Limitations & Future Work

  • The lower bound is precise only up to logarithmic factors; improving the power of \(\log\) is difficult and may require new constructions.
  • The worst-case compressor used was randomized sparsification (RandK); the authors conjecture (based on Safaryan et al. 2022) that this applies to the entire unbiased family, but a formal proof is missing.
  • These are pessimistic worst-case constructions: In practice, TopK/RankK may perform better and EF/EF21-P on the server side might alleviate the downlink bottleneck.
  • Additional assumptions (convexity, second-order smoothness) might break this pessimistic lower bound.

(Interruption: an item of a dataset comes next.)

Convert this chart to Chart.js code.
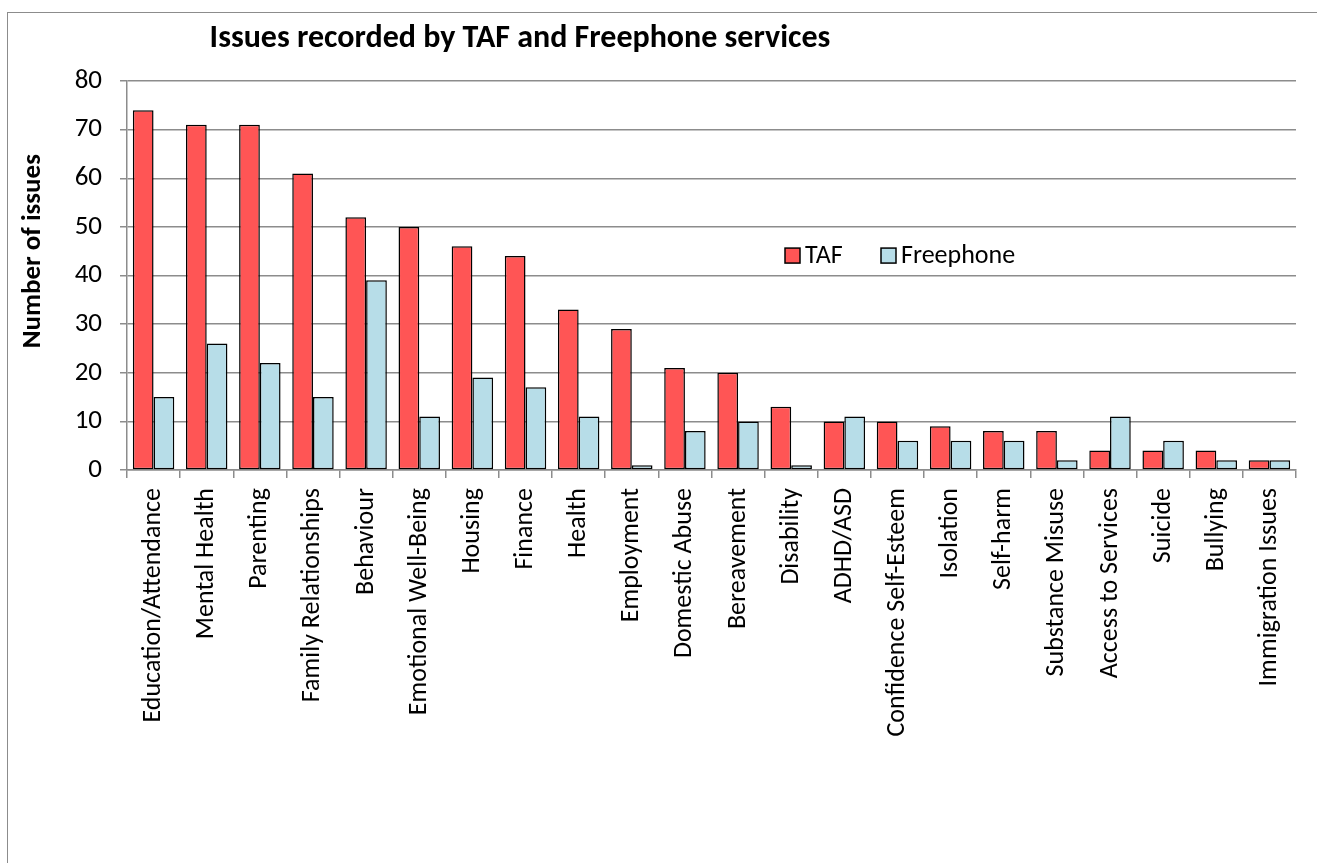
<!DOCTYPE html>
<html>
<head>
<meta charset="utf-8">
<script src="https://cdn.jsdelivr.net/npm/chart.js@4.4.1/dist/chart.umd.min.js"></script>
<style>
  html, body { margin: 0; padding: 0; background: #fff; }
  #frame { position: absolute; left: 7px; top: 12px; width: 1330px; height: 900px; border: 1.5px solid #8c8c8c; }
  #myChart { position: absolute; left: 0; top: 0; }
</style>
</head>
<body>
<div id="frame"></div>
<canvas id="myChart" width="1317" height="863"></canvas>
<script>
// data
const categories = ['Education/Attendance', 'Mental Health', 'Parenting', 'Family Relationships', 'Behaviour',
  'Emotional Well-Being', 'Housing', 'Finance', 'Health', 'Employment', 'Domestic Abuse', 'Bereavement',
  'Disability', 'ADHD/ASD', 'Confidence Self-Esteem', 'Isolation', 'Self-harm', 'Substance Misuse',
  'Access to Services', 'Suicide', 'Bullying', 'Immigration Issues'];
const tafValues = [74, 71, 71, 61, 52, 50, 46, 44, 33, 29, 21, 20, 13, 10, 10, 9, 8, 8, 4, 4, 4, 2];
const freephoneValues = [15, 26, 22, 15, 39, 11, 19, 17, 11, 1, 8, 10, 1, 11, 6, 6, 6, 2, 11, 6, 2, 2];
const seriesNames = ['TAF', 'Freephone'];
const seriesColors = ['#ff5555', '#b7dde8'];

const FONT = "Carlito, Calibri, 'Liberation Sans', sans-serif";

// titel, y-as titel en legenda zelf tekenen (staan niet op de standaard plek)
const extras = {
  id: 'extras',
  afterDraw(chart) {
    const ctx = chart.ctx;
    const area = chart.chartArea;
    const y = chart.scales.y.getPixelForValue(44.2);
    ctx.save();
    ctx.fillStyle = '#000';
    ctx.textBaseline = 'middle';
    ctx.textAlign = 'center';
    ctx.font = "bold 32px " + FONT;
    ctx.fillText('Issues recorded by TAF and Freephone services', 520, 39);

    // y-as titel, iets hoger dan het midden zoals in het origineel
    ctx.save();
    ctx.translate(33, chart.scales.y.getPixelForValue(45));
    ctx.rotate(-Math.PI / 2);
    ctx.font = "bold 27px " + FONT;
    ctx.fillText('Number of issues', 0, 0);
    ctx.restore();

    ctx.font = "26px " + FONT;
    ctx.textAlign = 'left';
    let x = area.left + 658;
    seriesNames.forEach((name, i) => {
      ctx.fillStyle = seriesColors[i];
      ctx.fillRect(x, y - 7, 15, 15);
      ctx.strokeStyle = '#000';
      ctx.lineWidth = 1.5;
      ctx.strokeRect(x, y - 7, 15, 15);
      ctx.fillStyle = '#000';
      ctx.fillText(name, x + 20, y + 1);
      x += 96;
    });
    ctx.restore();
  }
};

const ctx = document.getElementById('myChart').getContext('2d');
const myChart = new Chart(ctx, {
  type: 'bar',
  data: {
    labels: categories,
    datasets: [{
      label: seriesNames[0],
      data: tafValues,
      backgroundColor: seriesColors[0],
      borderColor: '#000',
      borderWidth: 1.5,
      borderSkipped: false
    }, {
      label: seriesNames[1],
      data: freephoneValues,
      backgroundColor: seriesColors[1],
      borderColor: '#000',
      borderWidth: 1.5,
      borderSkipped: false
    }]
  },
  options: {
    responsive: false,
    animation: false,
    layout: { padding: { left: 0, top: 81, right: 21, bottom: 0 } },
    datasets: { bar: { categoryPercentage: 0.78, barPercentage: 1.0 } },
    plugins: {
      legend: { display: false },
      title: { display: false },
      tooltip: { enabled: false }
    },
    scales: {
      x: {
        afterFit(scale) { scale.height = 393; },
        grid: { display: true, drawOnChartArea: false, drawTicks: true, tickLength: 8, color: '#8c8c8c', lineWidth: 1.5, offset: true },
        border: { display: true, color: '#8c8c8c', width: 1.5 },
        ticks: {
          color: '#000',
          font: { family: FONT, size: 26 },
          minRotation: 90, maxRotation: 90,
          autoSkip: false,
          padding: 10
        }
      },
      y: {
        min: 0, max: 80,
        afterFit(scale) { scale.width = 127; },
        grid: { color: '#8c8c8c', lineWidth: 1.5, tickLength: 7 },
        border: { display: true, color: '#8c8c8c', width: 1.5 },
        ticks: {
          stepSize: 10,
          color: '#000',
          font: { family: FONT, size: 27 },
          padding: 18
        }
      }
    }
  },
  plugins: [extras]
});
</script>
</body>
</html>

  • vs Carmon et al. (2020): Ours extends their chain function \(F_T\) by upgrading coordinate thresholds to \(K\)-chains and using \(\Gamma\) and \(a\) to control geometry.

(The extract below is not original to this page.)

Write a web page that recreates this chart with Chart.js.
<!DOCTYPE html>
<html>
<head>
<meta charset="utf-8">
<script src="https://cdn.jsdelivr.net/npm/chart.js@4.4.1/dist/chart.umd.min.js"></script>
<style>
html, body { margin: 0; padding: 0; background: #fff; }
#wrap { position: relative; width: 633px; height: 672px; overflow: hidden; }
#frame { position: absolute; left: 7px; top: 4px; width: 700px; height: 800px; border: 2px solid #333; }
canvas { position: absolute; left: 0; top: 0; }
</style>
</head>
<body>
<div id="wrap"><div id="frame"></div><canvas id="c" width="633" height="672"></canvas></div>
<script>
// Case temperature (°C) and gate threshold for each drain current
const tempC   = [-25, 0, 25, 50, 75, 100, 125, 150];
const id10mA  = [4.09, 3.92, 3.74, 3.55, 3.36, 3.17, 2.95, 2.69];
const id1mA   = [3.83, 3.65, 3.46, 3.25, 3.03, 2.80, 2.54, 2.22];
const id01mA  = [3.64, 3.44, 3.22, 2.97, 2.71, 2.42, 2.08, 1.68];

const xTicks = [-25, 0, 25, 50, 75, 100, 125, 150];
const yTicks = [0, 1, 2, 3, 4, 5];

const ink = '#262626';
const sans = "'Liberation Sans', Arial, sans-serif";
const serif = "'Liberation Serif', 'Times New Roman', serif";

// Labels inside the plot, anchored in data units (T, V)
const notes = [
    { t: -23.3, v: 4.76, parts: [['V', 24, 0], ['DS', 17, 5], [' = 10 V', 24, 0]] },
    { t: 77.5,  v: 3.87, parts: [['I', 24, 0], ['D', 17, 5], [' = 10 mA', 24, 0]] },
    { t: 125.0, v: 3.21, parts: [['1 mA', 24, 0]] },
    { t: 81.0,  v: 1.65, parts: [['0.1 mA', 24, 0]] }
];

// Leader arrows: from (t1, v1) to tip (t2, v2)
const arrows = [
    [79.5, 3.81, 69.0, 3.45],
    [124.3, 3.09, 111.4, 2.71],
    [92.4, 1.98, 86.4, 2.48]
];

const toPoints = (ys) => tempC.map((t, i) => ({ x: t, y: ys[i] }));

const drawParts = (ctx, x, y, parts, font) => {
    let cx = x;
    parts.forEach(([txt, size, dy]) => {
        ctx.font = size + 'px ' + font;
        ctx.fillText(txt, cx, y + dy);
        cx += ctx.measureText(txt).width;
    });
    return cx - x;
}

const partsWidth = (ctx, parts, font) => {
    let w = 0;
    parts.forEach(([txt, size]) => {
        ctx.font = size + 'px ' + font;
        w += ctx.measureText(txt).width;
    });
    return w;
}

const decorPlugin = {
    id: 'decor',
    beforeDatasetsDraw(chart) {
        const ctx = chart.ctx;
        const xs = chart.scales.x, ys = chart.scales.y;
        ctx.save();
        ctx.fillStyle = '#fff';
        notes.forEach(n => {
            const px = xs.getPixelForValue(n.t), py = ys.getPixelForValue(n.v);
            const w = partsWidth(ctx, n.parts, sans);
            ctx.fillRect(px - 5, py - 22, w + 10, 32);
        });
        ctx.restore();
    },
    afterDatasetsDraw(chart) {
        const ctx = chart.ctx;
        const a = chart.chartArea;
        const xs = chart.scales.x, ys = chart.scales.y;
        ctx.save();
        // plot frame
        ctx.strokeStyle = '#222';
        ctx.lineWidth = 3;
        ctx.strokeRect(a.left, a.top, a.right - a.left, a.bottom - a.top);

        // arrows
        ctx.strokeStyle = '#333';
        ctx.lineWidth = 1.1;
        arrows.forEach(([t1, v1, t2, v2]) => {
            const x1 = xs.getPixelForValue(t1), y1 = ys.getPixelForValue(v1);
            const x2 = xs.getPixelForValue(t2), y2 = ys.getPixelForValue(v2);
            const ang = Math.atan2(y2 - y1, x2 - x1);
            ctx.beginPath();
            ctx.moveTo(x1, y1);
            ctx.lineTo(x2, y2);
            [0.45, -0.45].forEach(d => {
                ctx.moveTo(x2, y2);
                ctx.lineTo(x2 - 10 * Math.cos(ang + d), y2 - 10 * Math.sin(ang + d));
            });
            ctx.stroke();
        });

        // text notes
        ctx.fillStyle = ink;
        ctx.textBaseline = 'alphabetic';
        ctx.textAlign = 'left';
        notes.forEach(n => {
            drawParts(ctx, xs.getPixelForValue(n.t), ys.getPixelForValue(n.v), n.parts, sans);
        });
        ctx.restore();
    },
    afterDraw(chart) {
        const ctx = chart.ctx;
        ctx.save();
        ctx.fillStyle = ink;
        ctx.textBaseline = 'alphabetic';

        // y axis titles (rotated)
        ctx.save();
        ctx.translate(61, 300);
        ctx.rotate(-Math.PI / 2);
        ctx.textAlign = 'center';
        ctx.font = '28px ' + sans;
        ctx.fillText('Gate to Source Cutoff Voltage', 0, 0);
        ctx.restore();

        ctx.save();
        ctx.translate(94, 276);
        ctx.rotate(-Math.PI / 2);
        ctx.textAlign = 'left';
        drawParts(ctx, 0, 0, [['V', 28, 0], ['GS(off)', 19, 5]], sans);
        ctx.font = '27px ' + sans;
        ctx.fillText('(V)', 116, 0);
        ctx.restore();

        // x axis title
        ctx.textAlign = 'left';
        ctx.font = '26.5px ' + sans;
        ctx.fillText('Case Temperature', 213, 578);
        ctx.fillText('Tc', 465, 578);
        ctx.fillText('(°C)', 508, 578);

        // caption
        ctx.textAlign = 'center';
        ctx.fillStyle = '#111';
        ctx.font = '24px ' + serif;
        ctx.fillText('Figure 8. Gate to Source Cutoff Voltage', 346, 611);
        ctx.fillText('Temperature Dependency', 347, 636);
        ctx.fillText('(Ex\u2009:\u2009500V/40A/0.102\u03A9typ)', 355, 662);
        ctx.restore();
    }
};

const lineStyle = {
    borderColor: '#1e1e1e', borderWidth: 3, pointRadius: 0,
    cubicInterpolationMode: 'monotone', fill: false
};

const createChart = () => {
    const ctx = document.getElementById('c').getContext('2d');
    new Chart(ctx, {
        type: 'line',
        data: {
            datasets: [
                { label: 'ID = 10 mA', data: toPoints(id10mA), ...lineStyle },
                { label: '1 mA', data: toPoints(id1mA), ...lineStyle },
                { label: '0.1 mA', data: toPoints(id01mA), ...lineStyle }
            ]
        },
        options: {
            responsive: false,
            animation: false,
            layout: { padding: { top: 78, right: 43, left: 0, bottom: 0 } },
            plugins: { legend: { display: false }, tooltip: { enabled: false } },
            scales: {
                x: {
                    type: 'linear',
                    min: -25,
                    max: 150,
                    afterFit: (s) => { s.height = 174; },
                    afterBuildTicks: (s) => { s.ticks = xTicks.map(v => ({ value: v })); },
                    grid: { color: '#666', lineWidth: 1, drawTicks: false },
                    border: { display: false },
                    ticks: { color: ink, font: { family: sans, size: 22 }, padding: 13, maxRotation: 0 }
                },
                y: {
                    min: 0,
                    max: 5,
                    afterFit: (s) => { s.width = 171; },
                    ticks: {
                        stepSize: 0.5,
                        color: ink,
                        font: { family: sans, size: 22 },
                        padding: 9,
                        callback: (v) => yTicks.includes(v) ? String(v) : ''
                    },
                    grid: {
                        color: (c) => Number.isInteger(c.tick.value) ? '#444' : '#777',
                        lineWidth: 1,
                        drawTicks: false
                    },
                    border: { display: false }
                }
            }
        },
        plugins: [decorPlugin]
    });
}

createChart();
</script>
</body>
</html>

  • vs Gruntkowska et al. (2024): They proved non-scalability in heterogeneous settings; this paper tackles the harder homogeneous setting where simple block partitioning fails.
  • vs Tyurin et al. (2024): Their methods (Shadowheart SGD / Batch QSGD) are matching algorithms for the lower bound, and their lower bound results are extended here via Theorem F.1.

Rating

  • Novelty: ⭐⭐⭐⭐⭐ The \(K\)-chain construction and \(n^{1/K}\) log-trick are original and reusable tools.
  • Experimental Thoroughness: ⭐⭐⭐⭐ While theoretical, the comparison between lower bounds and matching algorithms across three scenarios is clear.
  • Writing Quality: ⭐⭐⭐⭐⭐ Progresses logically from the failure of old constructions to new technical breakthroughs.
  • Value: ⭐⭐⭐⭐⭐ Sets a hard lower bound for the optimistic narrative of "infinite acceleration via compression," reshaping understanding of scalability.